> **What is being asked**: Retype the stretch of lines that starts at the line containing "Emit a LaTeX" and ends at the line containing "(318,300) .. controls", inclusive. Do not include pictures.

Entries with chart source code
—————

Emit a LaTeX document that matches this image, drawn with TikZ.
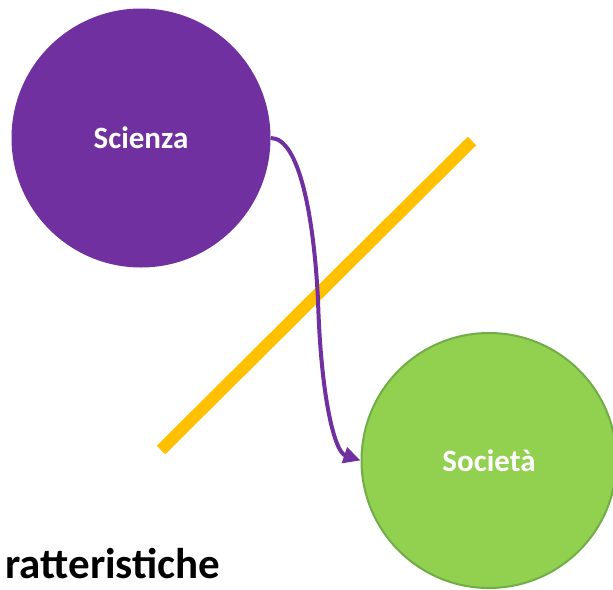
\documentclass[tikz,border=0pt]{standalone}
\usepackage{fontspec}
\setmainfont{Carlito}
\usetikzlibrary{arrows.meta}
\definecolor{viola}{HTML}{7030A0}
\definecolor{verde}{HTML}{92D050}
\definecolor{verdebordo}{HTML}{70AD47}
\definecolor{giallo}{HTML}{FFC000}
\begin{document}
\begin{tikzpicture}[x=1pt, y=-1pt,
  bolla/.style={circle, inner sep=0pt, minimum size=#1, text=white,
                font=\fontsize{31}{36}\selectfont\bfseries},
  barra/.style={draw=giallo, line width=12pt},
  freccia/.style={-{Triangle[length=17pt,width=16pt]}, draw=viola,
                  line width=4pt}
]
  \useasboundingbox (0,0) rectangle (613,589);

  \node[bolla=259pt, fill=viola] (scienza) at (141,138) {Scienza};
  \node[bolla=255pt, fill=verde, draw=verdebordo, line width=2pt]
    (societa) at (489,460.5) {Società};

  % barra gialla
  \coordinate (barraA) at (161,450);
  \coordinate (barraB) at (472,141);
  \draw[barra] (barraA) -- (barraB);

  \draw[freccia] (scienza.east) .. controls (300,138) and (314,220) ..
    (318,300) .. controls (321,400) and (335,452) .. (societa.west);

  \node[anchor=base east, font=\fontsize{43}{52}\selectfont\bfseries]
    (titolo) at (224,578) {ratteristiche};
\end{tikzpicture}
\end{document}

—————

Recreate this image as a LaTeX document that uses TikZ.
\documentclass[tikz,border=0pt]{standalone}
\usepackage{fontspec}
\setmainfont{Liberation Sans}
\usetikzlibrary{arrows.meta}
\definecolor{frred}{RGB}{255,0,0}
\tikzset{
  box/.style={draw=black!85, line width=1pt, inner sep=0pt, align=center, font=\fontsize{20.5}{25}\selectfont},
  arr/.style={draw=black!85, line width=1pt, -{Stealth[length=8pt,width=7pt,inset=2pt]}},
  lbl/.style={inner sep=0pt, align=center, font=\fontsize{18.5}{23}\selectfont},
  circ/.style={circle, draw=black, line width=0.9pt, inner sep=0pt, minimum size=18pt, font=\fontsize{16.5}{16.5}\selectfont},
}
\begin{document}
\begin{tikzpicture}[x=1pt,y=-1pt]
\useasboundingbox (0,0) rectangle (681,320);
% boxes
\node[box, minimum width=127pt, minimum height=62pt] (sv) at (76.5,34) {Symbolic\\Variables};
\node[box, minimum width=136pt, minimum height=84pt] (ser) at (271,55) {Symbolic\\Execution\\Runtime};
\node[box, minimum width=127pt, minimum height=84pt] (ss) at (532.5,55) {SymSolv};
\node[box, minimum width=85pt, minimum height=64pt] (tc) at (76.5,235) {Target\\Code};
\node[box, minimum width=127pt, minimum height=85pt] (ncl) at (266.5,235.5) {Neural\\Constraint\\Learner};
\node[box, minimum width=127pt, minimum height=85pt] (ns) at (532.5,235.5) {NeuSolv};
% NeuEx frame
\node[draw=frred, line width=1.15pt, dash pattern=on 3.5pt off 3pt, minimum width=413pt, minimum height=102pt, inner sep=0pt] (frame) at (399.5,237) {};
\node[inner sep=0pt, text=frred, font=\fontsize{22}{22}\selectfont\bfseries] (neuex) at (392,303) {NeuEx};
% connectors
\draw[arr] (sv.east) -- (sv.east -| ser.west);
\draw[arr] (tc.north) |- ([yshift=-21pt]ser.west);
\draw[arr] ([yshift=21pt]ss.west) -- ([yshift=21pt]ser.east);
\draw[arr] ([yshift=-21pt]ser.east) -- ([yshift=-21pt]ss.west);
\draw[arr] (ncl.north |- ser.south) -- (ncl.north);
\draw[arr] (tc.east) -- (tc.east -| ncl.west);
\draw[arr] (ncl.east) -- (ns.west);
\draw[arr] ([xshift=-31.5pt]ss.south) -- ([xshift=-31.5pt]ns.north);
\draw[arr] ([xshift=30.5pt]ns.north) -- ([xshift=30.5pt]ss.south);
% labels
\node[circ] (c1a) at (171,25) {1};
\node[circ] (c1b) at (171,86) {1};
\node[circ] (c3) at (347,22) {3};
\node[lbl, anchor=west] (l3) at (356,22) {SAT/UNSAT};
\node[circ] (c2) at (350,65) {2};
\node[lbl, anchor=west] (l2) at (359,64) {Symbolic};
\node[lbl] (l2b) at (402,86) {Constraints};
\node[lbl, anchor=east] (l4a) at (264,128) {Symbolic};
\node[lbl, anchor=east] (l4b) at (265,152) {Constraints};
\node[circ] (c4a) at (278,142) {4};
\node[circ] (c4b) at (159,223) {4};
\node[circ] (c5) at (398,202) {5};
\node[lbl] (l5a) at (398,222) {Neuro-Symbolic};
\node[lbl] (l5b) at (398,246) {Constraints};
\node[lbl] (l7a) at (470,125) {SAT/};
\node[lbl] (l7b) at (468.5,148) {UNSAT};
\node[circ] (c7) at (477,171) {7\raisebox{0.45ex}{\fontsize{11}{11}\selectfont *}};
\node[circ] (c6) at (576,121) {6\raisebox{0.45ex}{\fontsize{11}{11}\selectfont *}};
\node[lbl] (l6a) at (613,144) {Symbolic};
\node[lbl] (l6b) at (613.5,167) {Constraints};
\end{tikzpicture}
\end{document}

—————

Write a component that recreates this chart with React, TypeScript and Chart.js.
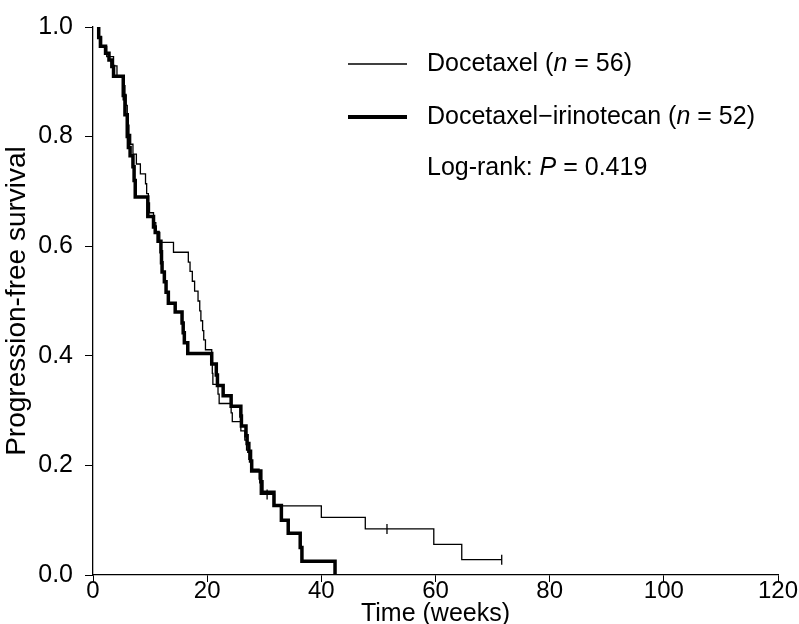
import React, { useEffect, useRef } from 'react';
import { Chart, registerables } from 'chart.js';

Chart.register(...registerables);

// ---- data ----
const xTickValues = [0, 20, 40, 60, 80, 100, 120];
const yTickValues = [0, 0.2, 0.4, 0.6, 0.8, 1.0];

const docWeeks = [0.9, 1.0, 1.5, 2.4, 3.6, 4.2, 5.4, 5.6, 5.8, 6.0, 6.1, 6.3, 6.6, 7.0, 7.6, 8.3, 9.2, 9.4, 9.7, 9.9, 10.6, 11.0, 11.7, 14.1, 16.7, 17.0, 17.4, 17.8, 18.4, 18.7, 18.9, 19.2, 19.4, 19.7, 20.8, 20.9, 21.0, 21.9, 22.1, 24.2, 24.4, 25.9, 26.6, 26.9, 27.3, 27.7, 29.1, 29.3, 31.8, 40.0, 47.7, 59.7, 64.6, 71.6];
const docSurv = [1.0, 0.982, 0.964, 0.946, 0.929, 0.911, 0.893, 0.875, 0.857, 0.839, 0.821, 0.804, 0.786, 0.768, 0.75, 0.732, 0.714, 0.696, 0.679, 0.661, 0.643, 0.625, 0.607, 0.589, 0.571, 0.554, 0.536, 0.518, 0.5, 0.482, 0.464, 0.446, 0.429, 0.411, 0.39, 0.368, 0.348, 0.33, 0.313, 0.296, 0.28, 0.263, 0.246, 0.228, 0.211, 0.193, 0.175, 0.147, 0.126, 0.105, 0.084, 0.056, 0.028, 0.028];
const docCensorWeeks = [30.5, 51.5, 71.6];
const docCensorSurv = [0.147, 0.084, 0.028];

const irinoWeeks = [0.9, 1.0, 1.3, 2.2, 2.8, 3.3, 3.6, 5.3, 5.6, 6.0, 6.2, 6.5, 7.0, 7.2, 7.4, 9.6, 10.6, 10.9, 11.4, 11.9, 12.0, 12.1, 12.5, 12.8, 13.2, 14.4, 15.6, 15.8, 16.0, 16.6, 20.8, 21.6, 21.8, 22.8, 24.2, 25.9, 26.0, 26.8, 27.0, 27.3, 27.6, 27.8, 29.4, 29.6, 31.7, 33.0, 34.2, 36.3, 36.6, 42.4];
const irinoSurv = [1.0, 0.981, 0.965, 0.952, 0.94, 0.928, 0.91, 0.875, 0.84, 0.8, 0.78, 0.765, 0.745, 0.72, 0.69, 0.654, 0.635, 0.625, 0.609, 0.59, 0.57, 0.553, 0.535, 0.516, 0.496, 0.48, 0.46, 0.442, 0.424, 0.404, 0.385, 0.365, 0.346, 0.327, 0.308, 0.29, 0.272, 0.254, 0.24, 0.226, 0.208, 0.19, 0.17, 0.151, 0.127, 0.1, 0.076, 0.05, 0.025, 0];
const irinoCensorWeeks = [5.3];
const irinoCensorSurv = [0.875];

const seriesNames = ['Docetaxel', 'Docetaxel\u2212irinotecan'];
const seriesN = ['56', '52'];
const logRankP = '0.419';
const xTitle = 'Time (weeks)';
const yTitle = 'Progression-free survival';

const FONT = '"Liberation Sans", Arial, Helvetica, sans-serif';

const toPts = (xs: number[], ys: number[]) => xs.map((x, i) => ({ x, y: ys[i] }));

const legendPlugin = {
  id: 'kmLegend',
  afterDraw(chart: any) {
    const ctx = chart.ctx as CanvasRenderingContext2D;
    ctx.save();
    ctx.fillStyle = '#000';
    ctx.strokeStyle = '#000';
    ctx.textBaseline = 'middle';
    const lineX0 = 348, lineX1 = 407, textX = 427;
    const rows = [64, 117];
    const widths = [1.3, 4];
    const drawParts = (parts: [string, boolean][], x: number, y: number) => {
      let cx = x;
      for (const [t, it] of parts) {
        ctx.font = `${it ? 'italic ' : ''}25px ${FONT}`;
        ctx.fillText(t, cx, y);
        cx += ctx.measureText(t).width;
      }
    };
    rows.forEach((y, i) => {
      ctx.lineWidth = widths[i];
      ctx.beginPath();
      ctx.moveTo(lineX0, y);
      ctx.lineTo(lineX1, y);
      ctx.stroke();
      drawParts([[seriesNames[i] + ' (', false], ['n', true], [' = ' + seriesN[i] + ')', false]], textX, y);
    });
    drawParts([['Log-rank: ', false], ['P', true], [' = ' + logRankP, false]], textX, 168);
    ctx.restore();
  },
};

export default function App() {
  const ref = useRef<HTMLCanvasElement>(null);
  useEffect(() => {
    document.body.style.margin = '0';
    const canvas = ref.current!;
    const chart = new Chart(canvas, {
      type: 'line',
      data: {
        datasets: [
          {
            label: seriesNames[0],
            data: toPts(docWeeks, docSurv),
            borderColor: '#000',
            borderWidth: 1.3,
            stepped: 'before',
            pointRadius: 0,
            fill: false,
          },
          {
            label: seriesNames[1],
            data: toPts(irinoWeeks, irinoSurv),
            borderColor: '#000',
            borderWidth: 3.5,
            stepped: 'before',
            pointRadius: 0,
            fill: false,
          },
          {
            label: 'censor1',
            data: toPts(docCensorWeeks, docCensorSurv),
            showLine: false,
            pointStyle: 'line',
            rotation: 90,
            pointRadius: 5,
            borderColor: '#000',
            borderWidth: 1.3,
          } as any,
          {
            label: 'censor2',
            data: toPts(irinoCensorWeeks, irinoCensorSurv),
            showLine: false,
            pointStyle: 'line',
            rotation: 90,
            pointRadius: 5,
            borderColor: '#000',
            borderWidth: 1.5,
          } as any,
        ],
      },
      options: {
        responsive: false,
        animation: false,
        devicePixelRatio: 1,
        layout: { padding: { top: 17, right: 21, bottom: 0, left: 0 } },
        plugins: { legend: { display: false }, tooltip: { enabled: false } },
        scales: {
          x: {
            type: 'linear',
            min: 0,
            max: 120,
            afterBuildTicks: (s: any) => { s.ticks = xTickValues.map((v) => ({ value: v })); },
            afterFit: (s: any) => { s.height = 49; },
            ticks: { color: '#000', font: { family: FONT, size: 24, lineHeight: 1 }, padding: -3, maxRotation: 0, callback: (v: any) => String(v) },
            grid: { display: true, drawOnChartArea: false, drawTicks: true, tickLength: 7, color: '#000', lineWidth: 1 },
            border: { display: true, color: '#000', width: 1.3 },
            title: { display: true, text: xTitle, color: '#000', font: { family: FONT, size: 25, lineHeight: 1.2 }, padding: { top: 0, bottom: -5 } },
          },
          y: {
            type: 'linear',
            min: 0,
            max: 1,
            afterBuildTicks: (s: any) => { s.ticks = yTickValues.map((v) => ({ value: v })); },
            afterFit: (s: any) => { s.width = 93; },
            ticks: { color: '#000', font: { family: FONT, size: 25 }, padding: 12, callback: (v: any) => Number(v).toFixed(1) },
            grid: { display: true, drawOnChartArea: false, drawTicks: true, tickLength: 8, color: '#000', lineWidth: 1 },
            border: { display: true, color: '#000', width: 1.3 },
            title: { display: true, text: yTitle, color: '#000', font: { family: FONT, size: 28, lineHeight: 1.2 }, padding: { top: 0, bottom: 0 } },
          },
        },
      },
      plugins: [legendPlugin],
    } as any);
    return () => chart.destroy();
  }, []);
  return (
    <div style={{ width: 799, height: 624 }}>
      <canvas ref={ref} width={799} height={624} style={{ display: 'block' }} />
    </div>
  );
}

—————

> **The answer**:
Emit a LaTeX document that matches this image, drawn with TikZ.
\documentclass[tikz,border=0pt]{standalone}
\usepackage{fontspec}
\setmainfont{Carlito}
\usetikzlibrary{arrows.meta}
\definecolor{viola}{HTML}{7030A0}
\definecolor{verde}{HTML}{92D050}
\definecolor{verdebordo}{HTML}{70AD47}
\definecolor{giallo}{HTML}{FFC000}
\begin{document}
\begin{tikzpicture}[x=1pt, y=-1pt,
  bolla/.style={circle, inner sep=0pt, minimum size=#1, text=white,
                font=\fontsize{31}{36}\selectfont\bfseries},
  barra/.style={draw=giallo, line width=12pt},
  freccia/.style={-{Triangle[length=17pt,width=16pt]}, draw=viola,
                  line width=4pt}
]
  \useasboundingbox (0,0) rectangle (613,589);

  \node[bolla=259pt, fill=viola] (scienza) at (141,138) {Scienza};
  \node[bolla=255pt, fill=verde, draw=verdebordo, line width=2pt]
    (societa) at (489,460.5) {Società};

  % barra gialla
  \coordinate (barraA) at (161,450);
  \coordinate (barraB) at (472,141);
  \draw[barra] (barraA) -- (barraB);

  \draw[freccia] (scienza.east) .. controls (300,138) and (314,220) ..
    (318,300) .. controls (321,400) and (335,452) .. (societa.west);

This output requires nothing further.